Renowned credit rating organization Moody’s Investor Service believes that the Philippines will maintain its positive outlook sovereign rating due to its resilient economy, large foreign exchange liquidity, sound political environment, and easing debt. The financial institution also noted that a downward rating is unlikely in the near future.
Last year, Moody’s raised the credit score of the Philippines to investment grade status with a rating of "Baa3" with a positive outlook, which could also mean that the government is anticipated to improve in the next 12-18 months.
The organization also cited several factors that affected the credit profile of the country. First, the country is unfazed by the damages brought on by Typhoon Yolanda, and then there’s the buoyant economy. The Philippines was also given a "structural shift to higher growth" citation, alongside low inflation.
The country is said to be "above average" in terms of economic growth rates - even outdoing its counterparts in Asia-Pacific and emerging markets globally. The gross domestic product (GDP) increased from 6.8 percent in 2012 to 7.2 percent in 2013. Meanwhile, growth settled at six percent during the first half of this year.

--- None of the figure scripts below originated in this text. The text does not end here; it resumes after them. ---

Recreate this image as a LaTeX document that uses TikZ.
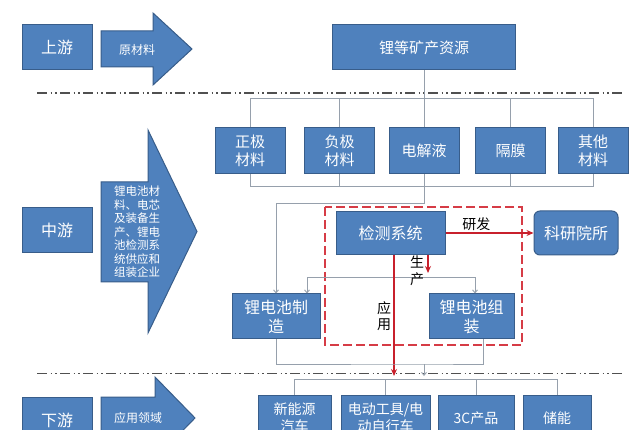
\documentclass[tikz,border=0pt]{standalone}
\usepackage{fontspec}
\setmainfont{Noto Sans CJK SC}
\usetikzlibrary{arrows.meta}
\definecolor{boxblue}{RGB}{79,129,189}
\definecolor{boxedge}{RGB}{56,93,138}
\definecolor{linkgray}{RGB}{150,160,172}
\definecolor{flowred}{RGB}{200,32,44}
\definecolor{framered}{RGB}{214,60,70}
\definecolor{sepgray}{RGB}{80,80,80}

\begin{document}
\begin{tikzpicture}[x=1pt, y=-1pt]
    \tikzstyle{every node}=[inner sep=1pt, text=white, font=\fontsize{15}{18}\selectfont]
    \tikzstyle{blockbox}=[draw=boxedge, fill=boxblue, line width=1pt, align=center]
    \tikzstyle{stagebox}=[blockbox, minimum width=70pt, minimum height=45pt, font=\fontsize{16}{19}\selectfont]
    \tikzstyle{matbox}=[blockbox, minimum width=70pt, minimum height=46pt]
    \tikzstyle{chainbox}=[blockbox, minimum height=45pt, font=\fontsize{16}{19}\selectfont]
    \tikzstyle{usebox}=[blockbox, minimum height=46pt, font=\fontsize{14}{17}\selectfont]
    \tikzstyle{bigarrow}=[draw=boxedge, fill=boxblue, line width=1pt]
    \tikzstyle{link}=[draw=linkgray, line width=0.9pt]
    \tikzstyle{linkarrow}=[link, -{Straight Barb[length=3pt, width=5pt]}]
    \tikzstyle{flow}=[draw=flowred, line width=1.5pt, -{Stealth[length=7pt, width=6pt]}]
    \tikzstyle{flowtext}=[text=black, font=\fontsize{14}{17}\selectfont, align=center]
    \tikzstyle{sepline}=[draw=sepgray, line width=1.4pt, dash pattern=on 10pt off 3.5pt on 1.5pt off 3pt on 1.5pt off 3.5pt]
    \clip (0,0) rectangle (640,430);
    \fill[white] (0,0) rectangle (640,430);
    \draw[sepline] (37,93) -- (622,93);
    \draw[sepline] (37,373.5) -- (622,373.5);
    \node[stagebox] (up) at (57,47.5) {上游};
    \node[stagebox] (mid) at (57,230.5) {中游};
    \node[stagebox] (down) at (57,420) {下游};
    \draw[bigarrow] (101,31) -- (153,31) -- (153,13) -- (192,49) -- (153,85) -- (153,67) -- (101,67) -- cycle;
    \node[font=\fontsize{12}{14}\selectfont] (rawtext) at (137,50) {原材料};
    \draw[bigarrow] (101,182) -- (148,182) -- (148,130) -- (197,231.5) -- (148,333) -- (148,282) -- (101,282) -- cycle;
    \node[font=\fontsize{11.5}{13.5}\selectfont, align=left] (midtext) at (137,232) {锂电池材\\料、电芯\\及装备生\\产、锂电\\池检测系\\统供应和\\组装企业};
    \draw[bigarrow] (101,397) -- (155,397) -- (155,377) -- (195,418) -- (155,459) -- (155,439) -- (101,439) -- cycle;
    \node[font=\fontsize{12}{14}\selectfont] (usetext) at (138,418) {应用领域};
    \node[blockbox, minimum width=183pt, minimum height=45pt] (res) at (424,47.5) {锂等矿产资源};
    \node[matbox] (pos) at (250,151) {正极\\材料};
    \node[matbox] (neg) at (339.5,151) {负极\\材料};
    \node[matbox] (ele) at (424,151) {电解液};
    \node[matbox] (sep) at (510.5,151) {隔膜};
    \node[matbox] (oth) at (593,151) {其他\\材料};
    \coordinate (busT) at (424,98);
    \coordinate (busM) at (424,186);
    \draw[link] (res.south) -- (ele.north);
    \foreach \m in {pos,neg,sep,oth} {\draw[link] (\m.north) |- (busT); \draw[link] (\m.south) |- (busM);}
    \draw[framered, line width=1.6pt, dash pattern=on 9pt off 4pt] (325,207) rectangle (522,345);
    \node[chainbox, minimum width=109pt, minimum height=43pt] (det) at (390.5,233) {检测系统};
    \node[chainbox, rounded corners=6pt, minimum width=84pt, minimum height=44pt] (lab) at (576,233) {科研院所};
    \node[chainbox, minimum width=88pt] (make) at (276,316.5) {锂电池制\\造};
    \node[chainbox, minimum width=85pt] (asm) at (471.5,316.5) {锂电池组\\装};
    \draw[linkarrow] (ele.south) -- ++(0,29) -| (make.north);
    \coordinate (prod) at (428,277);
    \draw[flow] (det.south -| prod) -- ++(0,18);
    \draw[linkarrow] (prod) -| ([xshift=31pt]make.north);
    \draw[linkarrow] (prod) -| ([xshift=3.5pt]asm.north);
    \node[flowtext] (prodtext) at (417,271) {生\\产};
    \draw[flow] (det.east) -- (lab.west) node[flowtext, pos=0.35, above=1pt] (rdtext) {研发};
    \coordinate (app) at (394,376);
    \draw[flow] (det.south -| app) -- (app);
    \node[flowtext, font=\fontsize{14}{16}\selectfont] (apptext) at (384,316) {应\\用};
    \coordinate (joinB) at (424,364);
    \coordinate (busD) at (424,379);
    \draw[link] (make.south) |- (joinB) -| ([xshift=11.5pt]asm.south);
    \draw[linkarrow] (joinB) -- ++(0,12);
    \node[usebox, minimum width=73pt] (nev) at (294.5,418) {新能源\\汽车};
    \node[usebox, minimum width=89pt] (tool) at (385.5,418) {电动工具/电\\动自行车};
    \node[usebox, minimum width=76pt] (cc) at (476,418) {3C产品};
    \node[usebox, minimum width=68pt] (ess) at (557,418) {储能};
    \foreach \b in {nev,tool,cc,ess} \draw[link] (\b.north) |- (busD);
\end{tikzpicture}
\end{document}
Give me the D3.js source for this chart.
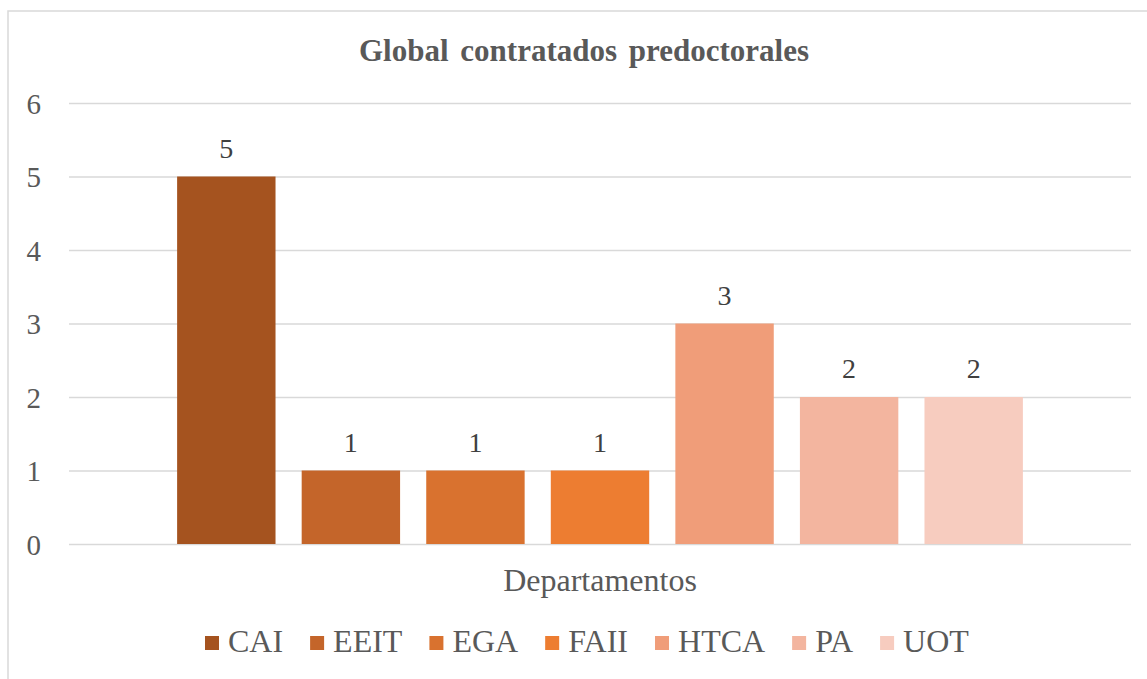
<!DOCTYPE html>
<html>
<head>
<meta charset="utf-8">
<script src="https://cdn.jsdelivr.net/npm/d3@7"></script>
<style>
  body { margin: 0; background: #fff; }
</style>
</head>
<body>
<div id="chart"></div>
<script>
// Data
const departamentos = ["CAI", "EEIT", "EGA", "FAII", "HTCA", "PA", "UOT"];
const contratados = [5, 1, 1, 1, 3, 2, 2];
const colores = ["#a5531f", "#c4652a", "#d9722f", "#ed7d31", "#f09d79", "#f3b59f", "#f7ccbf"];
const yTicks = [0, 1, 2, 3, 4, 5, 6];
const grupo = ["Departamentos"];

var serif = "'Liberation Serif'";

var width = 1147,
    height = 679,
    plotLeft = 69,
    plotRight = 1131,
    plotTop = 103,
    plotBottom = 544;

var svg = d3.select("#chart")
    .append("svg")
    .attr("width", width)
    .attr("height", height)
    .style("display", "block");

svg.append("rect")
    .attr("width", width)
    .attr("height", height)
    .attr("fill", "#fff");

// chart area frame (only top and left edges are inside the picture)
svg.append("path")
    .attr("d", "M8," + height + "V11H" + width)
    .attr("fill", "none")
    .attr("stroke", "#d9d9d9")
    .attr("stroke-width", 1.5);

// scales
var y = d3.scaleLinear()
    .domain([0, 6])
    .range([plotBottom, plotTop]);

var x0 = d3.scaleBand()
    .domain(grupo)
    .range([plotLeft, plotRight])
    .paddingInner(0)
    .paddingOuter(0.109);

var x1 = d3.scaleBand()
    .domain(departamentos)
    .range([0, x0.bandwidth()])
    .paddingInner(0.21)
    .paddingOuter(0.105);

var color = d3.scaleOrdinal()
    .domain(departamentos)
    .range(colores);

// y axis with gridlines
var yAxis = svg.append("g")
    .attr("transform", "translate(" + plotLeft + ",0)")
    .call(d3.axisLeft(y)
        .tickValues(yTicks)
        .tickFormat(d3.format("d"))
        .tickSizeInner(-(plotRight - plotLeft))
        .tickSizeOuter(0)
        .tickPadding(28));

yAxis.select(".domain").remove();
yAxis.selectAll(".tick line")
    .attr("stroke", "#d9d9d9")
    .attr("stroke-width", 1.5);
yAxis.selectAll(".tick text")
    .attr("fill", "#595959")
    .style("font-family", serif)
    .style("font-size", "29px")
    .attr("dy", "0.35em");

// bars
var g = svg.append("g")
    .attr("transform", "translate(" + x0("Departamentos") + ",0)");

g.selectAll("rect")
    .data(departamentos)
    .enter()
    .append("rect")
    .attr("x", function(d) { return x1(d); })
    .attr("y", function(d, i) { return y(contratados[i]); })
    .attr("width", x1.bandwidth())
    .attr("height", function(d, i) { return y(0) - y(contratados[i]); })
    .attr("fill", function(d) { return color(d); });

// data labels
g.selectAll("text.valor")
    .data(departamentos)
    .enter()
    .append("text")
    .attr("class", "valor")
    .attr("x", function(d) { return x1(d) + x1.bandwidth() / 2; })
    .attr("y", function(d, i) { return y(contratados[i]) - 19; })
    .attr("text-anchor", "middle")
    .attr("fill", "#404040")
    .style("font-family", serif)
    .style("font-size", "28px")
    .text(function(d, i) { return contratados[i]; });

// title
svg.append("text")
    .attr("x", 584)
    .attr("y", 61)
    .attr("text-anchor", "middle")
    .attr("fill", "#595959")
    .style("font-family", serif)
    .style("font-size", "31px")
    .style("font-weight", "bold")
    .style("word-spacing", "4px")
    .text("Global contratados predoctorales");

// x axis title (category label)
svg.append("text")
    .attr("x", x0("Departamentos") + x0.bandwidth() / 2)
    .attr("y", 591)
    .attr("text-anchor", "middle")
    .attr("fill", "#595959")
    .style("font-family", serif)
    .style("font-size", "32px")
    .text(grupo[0]);

// legend
var legend = svg.append("g");
var items = legend.selectAll("g")
    .data(departamentos)
    .enter()
    .append("g");

items.append("rect")
    .attr("width", 14)
    .attr("height", 14)
    .attr("y", 636)
    .attr("fill", function(d) { return color(d); });

items.append("text")
    .attr("x", 23)
    .attr("y", 652)
    .attr("fill", "#595959")
    .style("font-family", serif)
    .style("font-size", "32px")
    .text(function(d) { return d; });

// lay items out one after another, then center the row
var gap = 27;
var cursor = 0;
items.each(function() {
    var item = d3.select(this);
    item.attr("transform", "translate(" + cursor + ",0)");
    var w = item.select("text").node().getComputedTextLength();
    cursor += 23 + w + gap;
});
var total = cursor - gap;
legend.attr("transform", "translate(" + Math.round(587 - total / 2) + ",0)");
</script>
</body>
</html>
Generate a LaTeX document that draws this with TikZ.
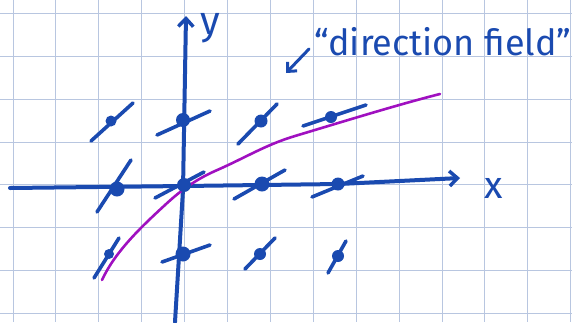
\documentclass[tikz,border=0pt]{standalone}
\usepackage{fontspec}
\setmainfont{Fira Sans}
\usetikzlibrary{arrows.meta}
\definecolor{ink}{RGB}{26,74,176}
\definecolor{curvecol}{RGB}{160,16,192}
\definecolor{gridcol}{RGB}{184,198,224}
\tikzset{
  axisline/.style={ink, line width=4pt, line cap=round, line join=round},
  slopemark/.style={ink, line width=3.6pt, line cap=round},
  dotnode/.style={circle, fill=ink, inner sep=0pt, minimum size=#1},
  dotnode/.default=12pt,
  handtext/.style={text=ink, inner sep=0pt},
}
\begin{document}
\begin{tikzpicture}[x=1pt,y=-1pt]
\useasboundingbox (0,0) rectangle (572,322);
% grid
\foreach \k in {0,...,13} \draw[gridcol, line width=1pt] ({13+42.9*\k},0) -- ({13+42.9*\k},322);
\foreach \k in {0,...,7} \draw[gridcol, line width=1pt] (0,{13.3+42.9*\k}) -- (572,{13.3+42.9*\k});
% axes
\coordinate (ybot) at (175,322);
\coordinate (ymid) at (183,190);
\coordinate (ytop) at (186,16);
\draw[axisline, -{Straight Barb[length=8pt,width=15pt,line width=3.5pt]}] (ybot) -- (ymid) -- (ytop);
\coordinate (xleft) at (10,188);
\coordinate (xm1) at (184,186);
\coordinate (xm2) at (339,184);
\coordinate (xright) at (460,178);
\draw[axisline, -{Straight Barb[length=8pt,width=15pt,line width=3.5pt]}] (xleft) -- (xm1) -- (xm2) -- (xright);
\node[handtext, font=\fontsize{40}{40}\selectfont] (ylab) at (210,28) {y};
\node[handtext, font=\fontsize{38}{38}\selectfont] (xlab) at (494,188) {x};
% purple solution curve
\draw[curvecol, line width=2.6pt, line cap=round] (102,280)
  .. controls (115,252) and (140,228) .. (165,205)
  .. controls (180,191) and (195,180) .. (215,171)
  .. controls (245,158) and (265,145) .. (295,136)
  .. controls (345,121) and (400,104) .. (440,94);
% slope marks: top row
\draw[slopemark] (91,141) -- (133,103);
\node[dotnode=11pt] (d11) at (111,121) {};
\draw[slopemark] (157,135) -- (210,111);
\node[dotnode=14pt] (d12) at (183,120) {};
\draw[slopemark] (238,144) -- (277,104);
\node[dotnode=13pt] (d13) at (261,121) {};
\draw[slopemark] (303,126) -- (366,105);
\node[dotnode=12pt] (d14) at (331,117) {};
% middle row
\draw[slopemark] (97,212) -- (131,160);
\node[dotnode=15pt] (d21) at (117,189) {};
\draw[slopemark] (155,198) -- (204,172);
\node[dotnode=14pt] (d22) at (184,185) {};
\draw[slopemark] (234,199) -- (285,170);
\node[dotnode=15pt] (d23) at (262,184) {};
\draw[slopemark] (312,197) -- (363,176);
\node[dotnode=13pt] (d24) at (338,184) {};
% bottom row
\draw[slopemark] (94,278) -- (119,238);
\node[dotnode=10pt] (d31) at (109,254) {};
\draw[slopemark] (162,262) -- (210,245);
\node[dotnode=15pt] (d32) at (183,254) {};
\draw[slopemark] (245,269) -- (275,238);
\node[dotnode=12pt] (d33) at (260,254) {};
\draw[slopemark] (328,273) -- (346,241);
\node[dotnode=12pt] (d34) at (338,256) {};
% annotation
\node[handtext, anchor=west, font=\fontsize{36}{36}\selectfont] (lbl) at (314,42) {“direction field”};
\coordinate (atip) at (286,73);
\coordinate (atail) at (309,49);
\draw[ink, line width=3pt, line cap=round, -{Straight Barb[length=7pt,width=13pt,line width=3pt]}] (atail) -- (atip);
\end{tikzpicture}
\end{document}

The Bangko Sentral ng Pilipinas (BSP) said even with the above average growth of the local economy, inflation has remained within the target range. Inflation is expected to ease up in the last few months of 2014 amidst hitting three-year highs in this year’s second half.
Moody noted that the Philippines’ improving fiscal position and the rising revenues due to higher public spending on infrastructure and social services are complementing its "new growth path".
The Philippines’ revenue performance is still behind those more developed nations that have investment grade ratings, but the country’s budget deficits are becoming narrower than its peers since 2008. The country’s debt is expected to decline in the near future.